Les adaptations permettent souvent de mettre en lumière des talents locaux, en donnant leur chance à de nouveaux venus aux côtés de stars confirmées, chargées d’attirer le grand public. Mais la rupture de ton ou l’invraisemblance guette lorsque des stars comme Jodie Turner ou Richard Gere semblent avoir pris pour modèle l’univers de James Bond, plutôt que celui de Nadia El Mansour et Socrate (campé par un fascinant Jean-Pierre Darroussin alias Henri Duflot) chers au Bureau des Légende.

Lorsque les jeux de séduction et d’affirmation de soi prennent le pas sur la subtilité, les déchirements et les cas de conscience, toute la grammaire du récit en est bouleversée.

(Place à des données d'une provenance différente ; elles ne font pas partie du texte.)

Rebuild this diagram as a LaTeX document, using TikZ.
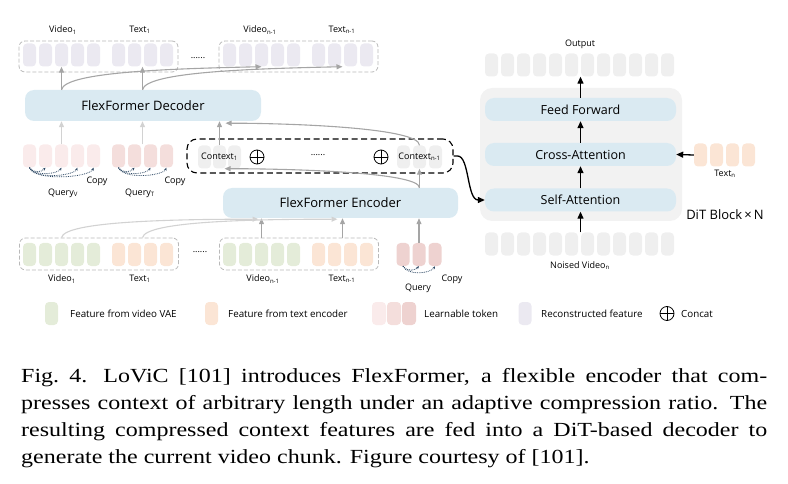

Des choix efficaces et rodés qui peuvent se comprendre dans une certaine tradition américaine, mais qui décevront une partie des admirateurs d’Eric Rochant.

Le côté glamour de la force

L’un des points d’achoppement des productions US est la volonté de glamouriser à tout prix le quotidien avec des intérieurs dignes de magazines de design et des personnages principaux aux allures de mannequins. Ce qui est d’autant plus frappant lorsque ce n’était pas l’option choisie par la série originelle. Le résultat est alors d’autant plus lisse et standardisé.

On est souvent bien loin du réalisme des séries nordiques, par exemple, avec des comédiens et décors choisis pour leur capacité à créer une atmosphère propice au mystère et au drame. C’est pourtant, en collant au plus près des choix artistiques posés par la série danoise The Killing que sa version américaine avait réussi à tirer son épingle du jeu. Mais il faut dire que la réalisatrice Veena Sud et l’actrice Mireille Enos n’avaient pas hésité à poser des choix radicaux, bien loin de l’habituel glamour hollywoodien.

Trois séries « frenchies » transposées aux Etats-Unis

1. Si les transferts se font plus rarement dans ce sens, quelques séries françaises ont déjà réussi à tirer leur épingle du jeu et à s’attirer l’attention de l’Oncle Sam. Parmi les adaptations ayant suscité une grande curiosité, on peut notamment citer The Returned, remake du thriller Les Revenants, découvert en 2012 sur Canal+. L’attente des fans n’avait toutefois pas été récompensée, l’univers fantastique créé par Fabrice Gobert ayant beaucoup perdu de sa force et de sa singularité au cours de ce transfert.

« High Potential », adaptation trop lisse de la série française « HPI ».

      2. Ce n’est pas l’unique déception du genre. En janvier dernier, Disney+ dévoilait High Potential version américaine de la célèbre série HPI, portée par Audrey Fleurot. Malheureusement, la comédienne choisie pour camper la femme de ménage lilloise au Haut potentiel intellectuel (HPI) n’arrive pas à la cheville de la comédienne française, jamais avare d’une excentricité vestimentaire ou langagière. En clair : la prestation de Kaitlin Olson est étrangement lisse, posée, sans réelle aspérité. Au point que l’on se posait la question de l’intérêt de reprendre ce personnage atypique, si c’était pour le dénaturer à ce point…

      3. La série Astrid et Raphaëlle, toujours aussi populaire en Belgique et en France, vivra bientôt la même aventure d’export aux Etats-Unis. Et déjà les fans ont des sueurs froides… Laura Fraser (Breaking Bad) reprendra le rôle du commandant de police, joué par Lola Dewaere dans la série rebaptisée Patience. Quant à Astrid (Sara Mortensen), la documentaliste atteinte de troubles du spectre autistique, elle sera interprétée par Ella Maisy Purvis (Malpractice). Avec, on l’espère, la même alchimie à l’écran.